Source excerpt.
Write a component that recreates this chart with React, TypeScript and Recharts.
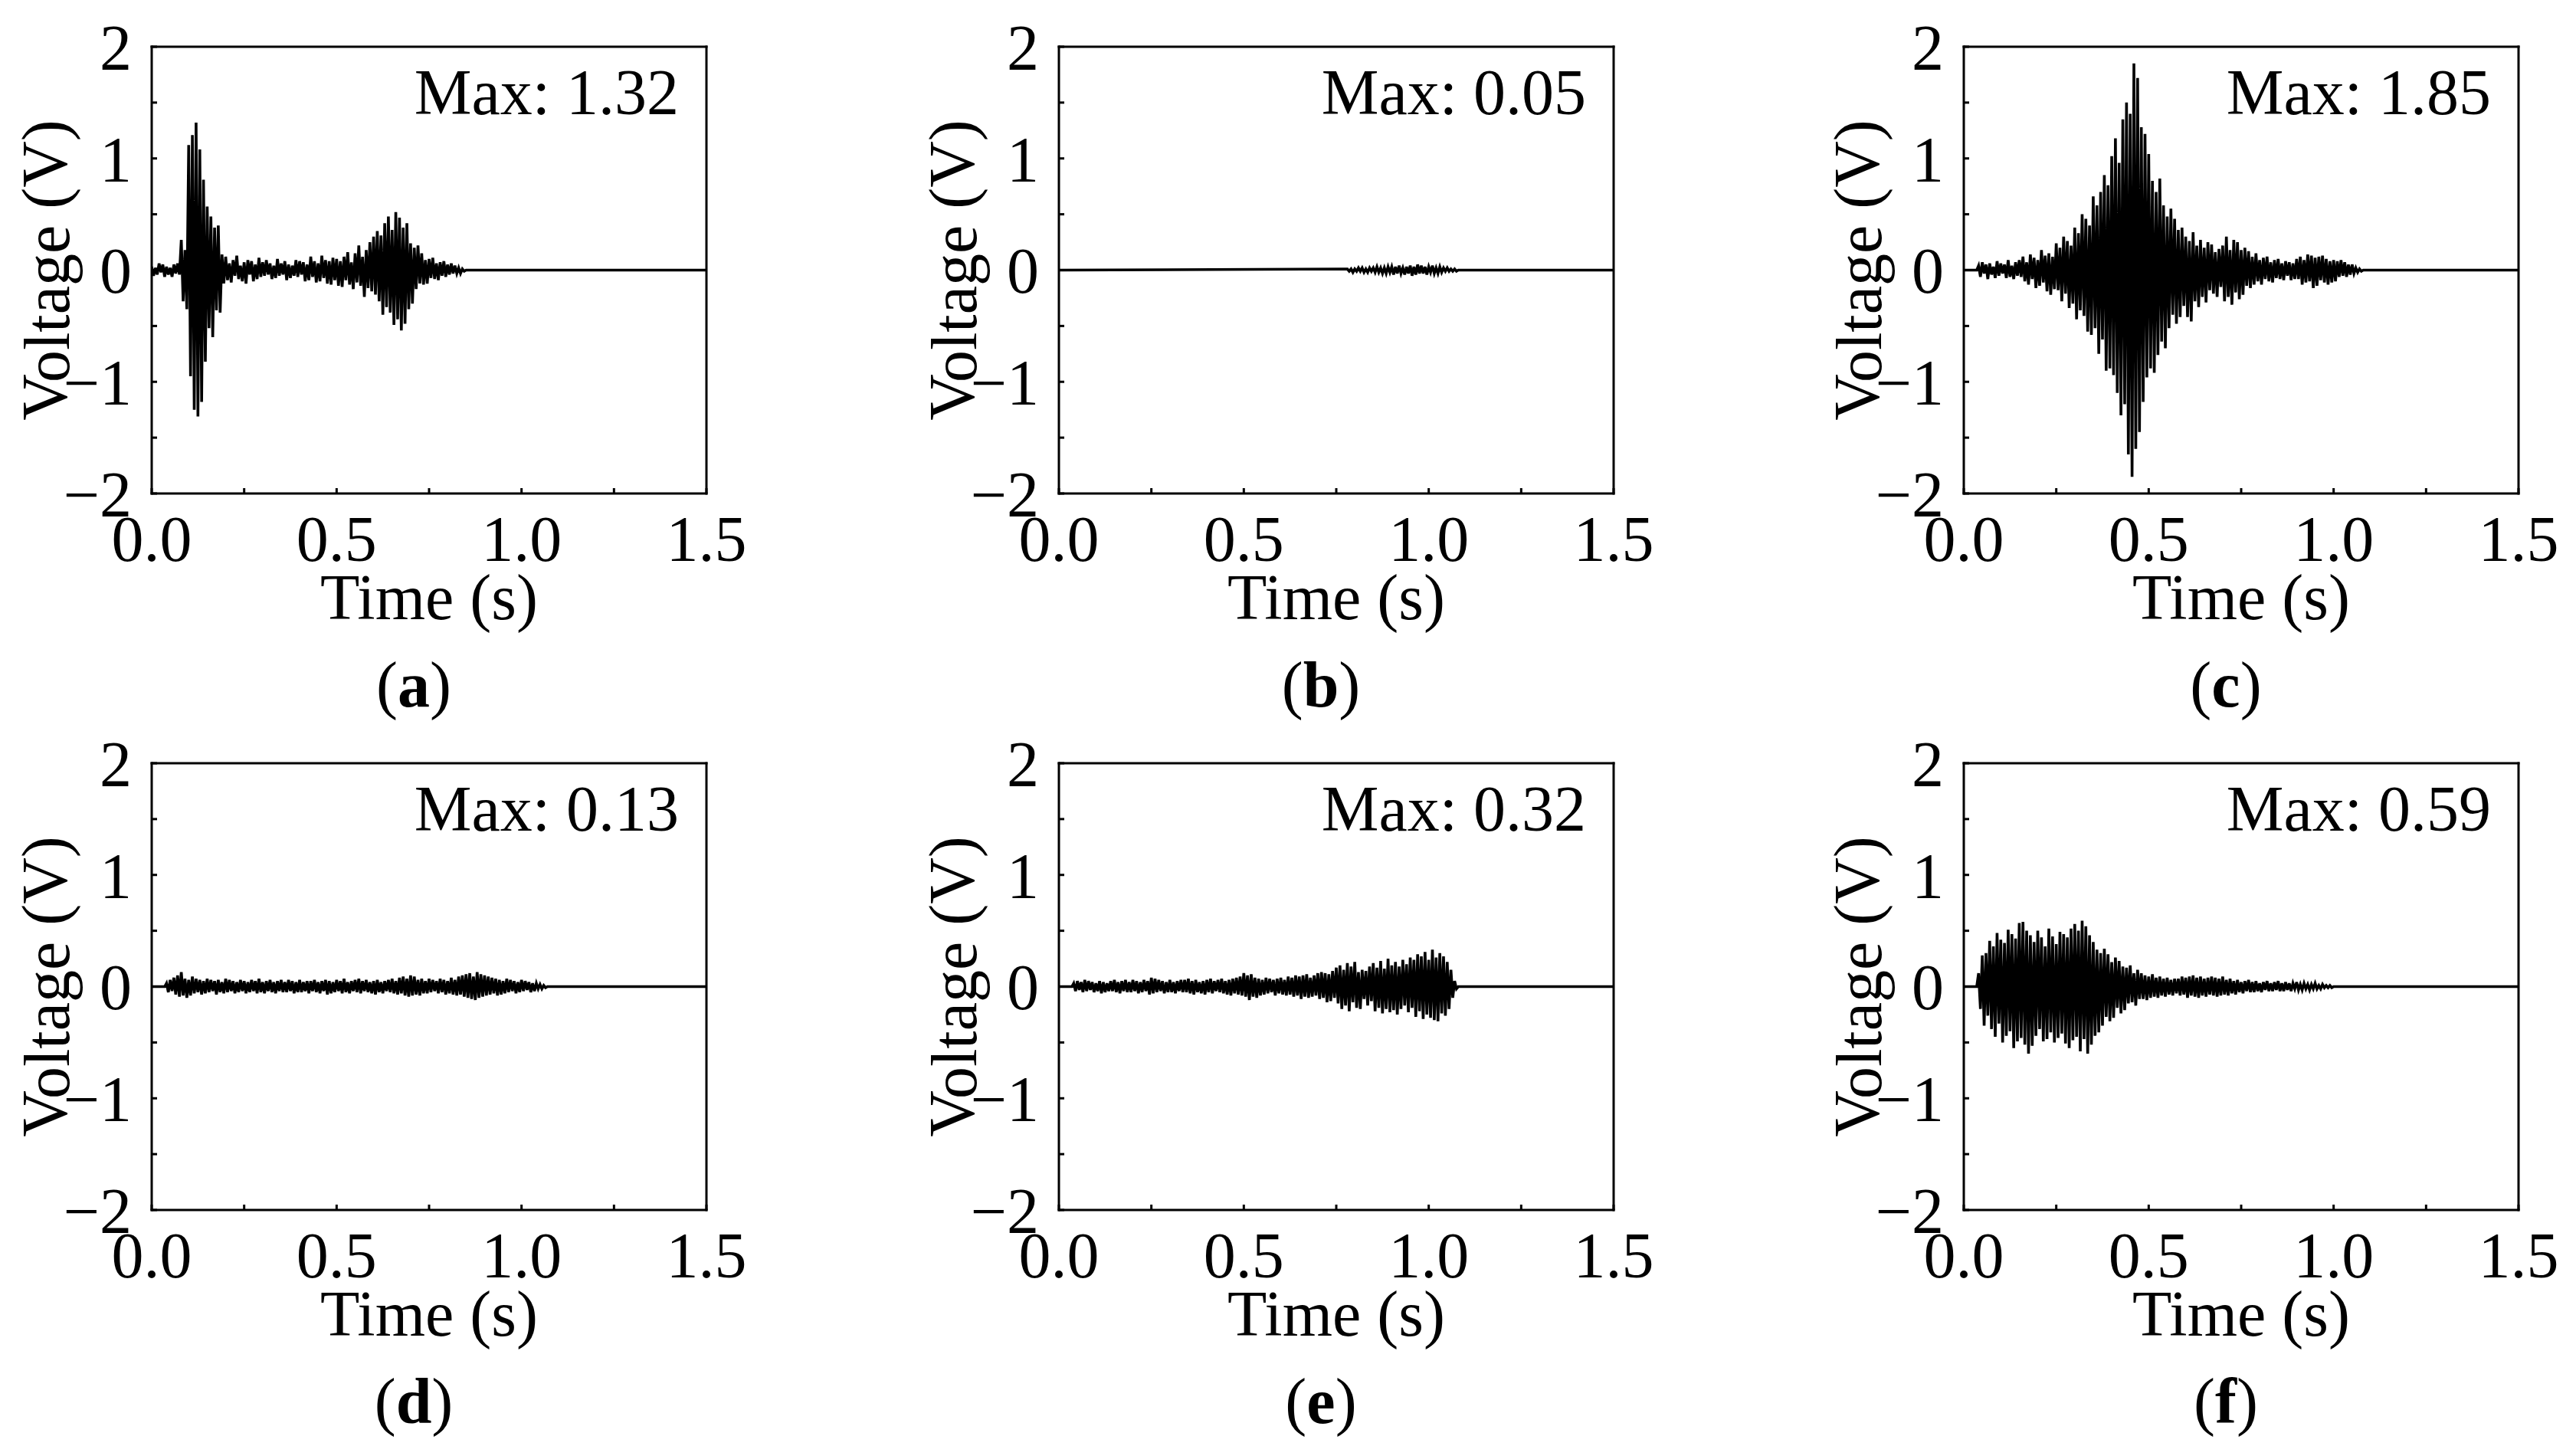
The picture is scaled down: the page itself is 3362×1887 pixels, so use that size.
import React from 'react';
import { LineChart, Line, XAxis, YAxis } from 'recharts';

// sensor output, values in hundredths of a volt, one sample per STEP seconds
const TAGS = ['a', 'b', 'c', 'd', 'e', 'f'];
const MAX_LABELS = ['Max: 1.32', 'Max: 0.05', 'Max: 1.85', 'Max: 0.13', 'Max: 0.32', 'Max: 0.59'];
const STARTS = [0, 0.78, 0.035, 0.035, 0.035, 0.035];
const STEPS = [0.005, 0.005, 0.005, 0.005, 0.005, 0.005];

const SIGNAL_A = [
  3, -5, 2, -4, 6, -2, 5, -6, 3, -4, 2, -6, 5, -3, 6, -4,
  27, -28, 18, -35,
  112, -95, 121, -125, 132, -131, 108, -118,
  81, -82, 57, -52, 48, -60, 38, -36, 40, -38, 14, -12,
  12, -9, 6, -11, 9, -5, 13, -8, 4, -10, 7, -12, 9, -4, 8, -10, 5, -8, 11, -6,
  7, -5, 9, -4, 6, -8, 4, -7, 10, -5, 6, -4, 8, -9, 5, -7, 4, -5, 9, -6,
  8, -4, 7, -10, 5, -9, 12, -6, 8, -11, 6, -10, 13, -7, 9, -12, 8, -13, 11, -9,
  10, -14, 8, -15, 12, -9, 16, -13, 7, -17, 15, -11, 22, -14, 12, -24, 18, -16, 25, -19,
  30, -22, 35, -28, 31, -40, 42, -33, 48, -38, 36, -49, 52, -44, 47, -54, 38, -48, 42, -35,
  24, -30, 20, -17, 22, -12, 15, -13, 9, -12, 10, -7, 11, -8, 6, -9, 7, -5, 8, -6,
  5, -4, 6, -3, 4, -3, 2, -3, 1, -1, 0,
];

const SIGNAL_B = [
  1, -1, 1, -2, 1, -1, 2, -1, 2, -2, 1, -2, 2, -1, 2, -2, 3, -2, 2, -3,
  2, -3, 3, -2, 3, -4, 3, -3, 4, -3, 2, -4, 3, -3, 4, -5, 3, -4, 5, -3,
  4, -3, 3, -4, 3, -2, 4, -3, 2, -3, 3, -2, 2, -1, 2, -1, 1, -1, 1, -1,
  0,
];

const SIGNAL_C = [
  0,
  4, -6, 7, -3, 5, -8, 6, -4, 3, -7, 8, -5, 6, -3, 5, -7, 9, -6, 4, -8, 7, -5,
  9, -6, 12, -10, 7, -13, 14, -8, 11, -16, 9, -14, 18, -11, 13, -19, 15, -22, 12, -17,
  24, -18, 20, -28, 30, -21, 26, -34, 22, -30,
  38, -44, 33, -36, 50, -41, 46, -55, 40, -58,
  66, -52, 58, -75, 70, -62, 85, -90, 76, -88,
  102, -94, 118, -110, 96, -130, 135,
  -120, 150, -165, 140, -185, 185, -160, 172, -145, 128,
  -118, 122, -96, 104, -88, 80, -92, 70, -76, 82,
  -64, 58, -70, 48, -52, 55, -40, 46, -48, 36, -42, 38, -32,
  30, -42, 26, -46, 34, -28, 22, -33, 27, -24, 20, -29, 25, -18, 23, -21, 16, -24, 19, -15,
  22, -28, 30, -24, 18, -31, 27, -20, 25, -26, 18, -22, 20, -14, 17, -16, 12, -13, 15, -10,
  9, -13, 11, -8, 12, -10, 7, -11, 9, -7, 10, -8, 6, -9, 8, -5, 7, -9, 6, -8,
  10, -8, 12, -13, 9, -11, 14, -10, 13, -16, 11, -14, 12, -9, 13, -11, 10, -13, 8, -11,
  9, -10, 8, -6, 9, -5, 7, -6, 5, -4, 5, -3, 2, -2, 1, -1, 0,
];

const SIGNAL_D = [
  0,
  3, -5, 6, -4, 8, -7, 10, -9, 13, -8, 7, -10, 6, -8, 9, -6, 7, -5, 6, -7,
  5, -6, 7, -5, 6, -4, 5, -7, 6, -5, 4, -6, 7, -5, 6, -4, 5, -6, 4, -5,
  6, -4, 5, -6, 4, -5, 6, -4, 5, -6, 7, -5, 4, -6, 5, -4, 6, -5, 4, -6,
  5, -4, 6, -5, 4, -5, 6, -4, 5, -6, 4, -5, 6, -5, 4, -4, 5, -6, 5, -4,
  6, -5, 4, -6, 5, -4, 6, -7, 5, -6, 4, -5, 6, -4, 5, -6, 7, -5, 4, -6,
  5, -4, 6, -5, 7, -6, 5, -4, 6, -5, 4, -6, 5, -7, 6, -5, 4, -6, 5, -4,
  6, -5, 7, -6, 5, -7, 8, -6, 9, -8, 7, -9, 10, -8, 9, -7, 6, -8, 7, -6,
  5, -6, 7, -5, 6, -4, 5, -6, 7, -5, 6, -7, 5, -6, 8, -7, 6, -8, 9, -7,
  10, -9, 11, -10, 12, -11, 9, -12, 13, -10, 11, -9, 10, -8, 9, -7, 8, -6, 7, -8,
  6, -7, 5, -6, 7, -5, 6, -4, 5, -6, 4, -5, 6, -4, 5, -3, 4, -5, 3, -4,
  3, -2, 2, -2, 1, -1, 0,
];

const SIGNAL_E = [
  0,
  3, -4, 5, -3, 4, -5, 6, -4, 5, -3, 4, -5, 3, -4, 5, -6, 4, -5, 3, -4,
  5, -4, 6, -5, 4, -6, 5, -4, 6, -5, 4, -5, 6, -4, 5, -6, 4, -5, 6, -4,
  5, -7, 8, -6, 7, -5, 6, -4, 5, -6, 4, -5, 6, -5, 4, -6, 5, -4, 6, -5,
  6, -5, 7, -6, 5, -7, 6, -5, 4, -6, 5, -7, 6, -5, 7, -6, 5, -4, 6, -5,
  7, -6, 5, -7, 6, -8, 7, -6, 8, -7, 9, -8, 12, -9, 10, -12, 11, -9, 8, -10,
  7, -8, 6, -7, 8, -6, 7, -5, 6, -8, 7, -6, 8, -7, 6, -8, 9, -7, 8, -9,
  10, -8, 9, -11, 10, -9, 11, -10, 8, -9, 10, -8, 12, -11, 13, -10, 12, -14, 11, -13,
  14, -10, 17, -15, 19, -20, 15, -17, 21, -22, 18, -14, 22, -19, 13, -20, 15, -11, 14, -17,
  18, -13, 21, -22, 17, -19, 23, -24, 16, -20, 25, -23, 19, -21, 22, -25, 18, -20, 24, -17,
  20, -23, 26, -19, 24, -27, 29, -22, 27, -29, 31, -25, 24, -28, 33, -30, 26, -31, 30, -24,
  27, -26, 22, -20, 15, -10, 5, -2, 0,
];

const SIGNAL_F = [
  0,
  12, -20, 28, -35, 30, -26, 41, -38,
  36, -45, 48, -33, 42, -50, 39, -44, 51, -40, 47, -55, 43, -49, 57, -46, 58, -52, 50, -60,
  46, -53, 40, -44, 50, -38, 44, -49, 36, -47, 52, -41, 45, -50, 38, -46, 49, -42, 47, -51,
  44, -55, 52, -48, 56, -45, 50, -58, 59, -47, 54, -60, 46, -52, 40, -44, 33, -41, 30, -35,
  34, -27, 29, -31, 22, -28, 26, -19, 23, -24, 18, -21, 17, -15, 19, -14, 12, -17, 15, -11,
  12, -11, 10, -12, 9, -10, 11, -9, 8, -10, 9, -8, 7, -9, 8, -7, 6, -8, 7, -6,
  7, -8, 9, -7, 8, -10, 9, -8, 10, -9, 8, -10, 9, -8, 7, -9, 8, -7, 9, -8,
  8, -9, 7, -8, 9, -7, 6, -8, 7, -6, 5, -7, 6, -5, 4, -6, 5, -4, 6, -5,
  4, -5, 5, -4, 3, -5, 4, -3, 5, -4, 3, -4, 4, -3, 5, -4, 3, -4, 4, -3,
  3, -4, 3, -2, 4, -3, 2, -3, 3, -2, 2, -3, 2, -2, 3, -2, 1, -2, 2, -1,
  1, -1, 1, -1, 0,
];

const SIGNALS = [SIGNAL_A, SIGNAL_B, SIGNAL_C, SIGNAL_D, SIGNAL_E, SIGNAL_F];

const X_TICKS = [0, 0.25, 0.5, 0.75, 1, 1.25, 1.5];
const Y_TICKS = [-2, -1.5, -1, -0.5, 0, 0.5, 1, 1.5, 2];
const TIME_END = 1.5;

// layout
const FONT = '"Liberation Serif", "Times New Roman", serif';
const FONT_SIZE = 84;
const COL_LEFT = [0, 1184, 2365];
const ROW_TOP = [0, 935];
const Y_AXIS_W = 198;
const X_AXIS_H = 300;
const MARGIN = { top: 60, right: 60, bottom: 0, left: 0 };
const PLOT_W = 724;
const PLOT_H = 583;
const CHART_W = MARGIN.left + Y_AXIS_W + PLOT_W + 1 + MARGIN.right;
const CHART_H = MARGIN.top + 1 + PLOT_H + X_AXIS_H + MARGIN.bottom;
const AXIS_STROKE = { stroke: '#000', strokeWidth: 3, strokeLinecap: 'square' as const };

const toRows = (start: number, step: number, cv: number[]) => {
  const rows: { t: number; v: number }[] = [];
  if (start > 0) rows.push({ t: 0, v: 0 });
  cv.forEach((c, i) => rows.push({ t: +(start + i * step).toFixed(4), v: c / 100 }));
  rows.push({ t: TIME_END, v: 0 });
  return rows;
};

const fmtY = (v: number) => (Number.isInteger(v) ? (v < 0 ? `\u2212${Math.abs(v)}` : `${v}`) : '');
const fmtX = (v: number) => (Math.abs(v * 2 - Math.round(v * 2)) < 1e-9 ? v.toFixed(1) : '');

const BottomTitle = ({ viewBox, tag }: any) => {
  if (!viewBox) return null;
  const cx = viewBox.x + viewBox.width / 2;
  return (
    <g>
      <text x={cx} y={viewBox.y + 164} textAnchor="middle" fontSize={FONT_SIZE} fontFamily={FONT} fill="#000">
        Time (s)
      </text>
      <text x={cx - 20} y={viewBox.y + 278} textAnchor="middle" fontSize={FONT_SIZE} fontFamily={FONT} fill="#000">
        (<tspan fontWeight="bold">{tag}</tspan>)
      </text>
    </g>
  );
};

const LeftTitle = ({ viewBox }: any) => {
  if (!viewBox) return null;
  const tx = viewBox.x + 87;
  const ty = viewBox.y + viewBox.height / 2;
  return (
    <text
      x={tx}
      y={ty}
      transform={`rotate(-90 ${tx} ${ty})`}
      textAnchor="middle"
      fontSize={FONT_SIZE}
      fontFamily={FONT}
      fill="#000"
    >
      V<tspan dy={3}>oltage </tspan>
      <tspan dy={-3}>(V)</tspan>
    </text>
  );
};

const MaxNote = ({ viewBox, text }: any) => {
  if (!viewBox) return null;
  return (
    <text
      x={viewBox.x + viewBox.width - 36}
      y={viewBox.y + viewBox.height + 88}
      textAnchor="end"
      fontSize={FONT_SIZE}
      fontFamily={FONT}
      fill="#000"
    >
      {text}
    </text>
  );
};

const Panel = ({ idx }: { idx: number }) => {
  const rows = toRows(STARTS[idx], STEPS[idx], SIGNALS[idx]);
  const tickStyle = { fill: '#000', fontSize: FONT_SIZE, fontFamily: FONT };
  return (
    <div style={{ position: 'absolute', left: COL_LEFT[idx % 3], top: ROW_TOP[Math.floor(idx / 3)] }}>
      <LineChart width={CHART_W} height={CHART_H} data={rows} margin={MARGIN}>
        <XAxis
          xAxisId="bottom"
          type="number"
          dataKey="t"
          domain={[0, TIME_END]}
          ticks={X_TICKS}
          interval={0}
          tickFormatter={fmtX}
          tickSize={-7}
          tickMargin={35}
          height={X_AXIS_H}
          axisLine={AXIS_STROKE}
          tickLine={{ stroke: '#000', strokeWidth: 3 }}
          tick={tickStyle}
          allowDataOverflow
          label={<BottomTitle tag={TAGS[idx]} />}
        />
        <XAxis
          xAxisId="top"
          orientation="top"
          type="number"
          domain={[0, TIME_END]}
          height={1}
          tick={false}
          tickLine={false}
          axisLine={AXIS_STROKE}
          label={<MaxNote text={MAX_LABELS[idx]} />}
        />
        <YAxis
          yAxisId="left"
          type="number"
          domain={[-2, 2]}
          ticks={Y_TICKS}
          interval={0}
          tickFormatter={fmtY}
          tickSize={-7}
          tickMargin={33}
          width={Y_AXIS_W}
          axisLine={AXIS_STROKE}
          tickLine={{ stroke: '#000', strokeWidth: 3 }}
          tick={tickStyle}
          allowDataOverflow
          label={<LeftTitle />}
        />
        <YAxis
          yAxisId="right"
          orientation="right"
          type="number"
          domain={[-2, 2]}
          width={1}
          tick={false}
          tickLine={false}
          axisLine={AXIS_STROKE}
        />
        <Line
          xAxisId="bottom"
          yAxisId="left"
          type="linear"
          dataKey="v"
          stroke="#000"
          strokeWidth={3.6}
          dot={false}
          activeDot={false}
          isAnimationActive={false}
        />
      </LineChart>
    </div>
  );
};

export default function App() {
  return (
    <div style={{ position: 'absolute', left: 0, top: 0, width: 3362, height: 1887, background: '#fff' }}>
      {TAGS.map((_, i) => (
        <Panel key={i} idx={i} />
      ))}
    </div>
  );
}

Exercise prompt. Please repeat exactly the data above from its first line to the line that contains "Line, XAxis, YAxis", inclusive, and leave every picture out.

The solution.
Write a component that recreates this chart with React, TypeScript and Recharts.
The picture is scaled down: the page itself is 3362×1887 pixels, so use that size.
import React from 'react';
import { LineChart, Line, XAxis, YAxis } from 'recharts';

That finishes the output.